Yesterday there was a "hearing" in front of an audience at the Black-E where five speakers representing different perspectives – artist Jeremy Deller, art historian Annebella Pollen, Idler editor Tom Hodgkinson, economist Ann Pettifor, and Vice journalist Clive Martin – were to offer their views on the reason why £1m was tuned into ash. The audience would then vote on the version they preferred. Cauty and Drummond did not take part in the discussion. In the event, Annebella Pollen's version was preferred, namely the whole thing was "part of an ancient tradition of subversive weirdness". That is now the official reason why the KLF burned £1m and when told of the result, Drummond apparently shrugged and said "whatever".

I'd missed the book signing because we were away and I didn't have a ticket to the Black-E event, so I'm only going on what I've read and heard elsewhere.
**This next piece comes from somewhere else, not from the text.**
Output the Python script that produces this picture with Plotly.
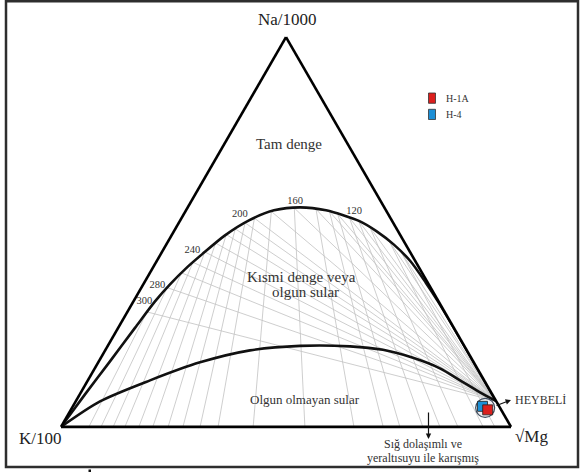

But for a certain demographic in the city, these events - part of a larger 3 day kind of happening are exciting and intriguing at the same time. And I'm one of them, even though I'm watching from outside.

So I was pretty pleased to see the ice cream van parked up in the grounds of the Bombed Out Church this afternoon. In a further act of subversion, it looks as though it's distinctive signage is being removed, thereby stripping it of any artistic or even historical value. We're still waiting to see whether the pair simply blow it up anyway.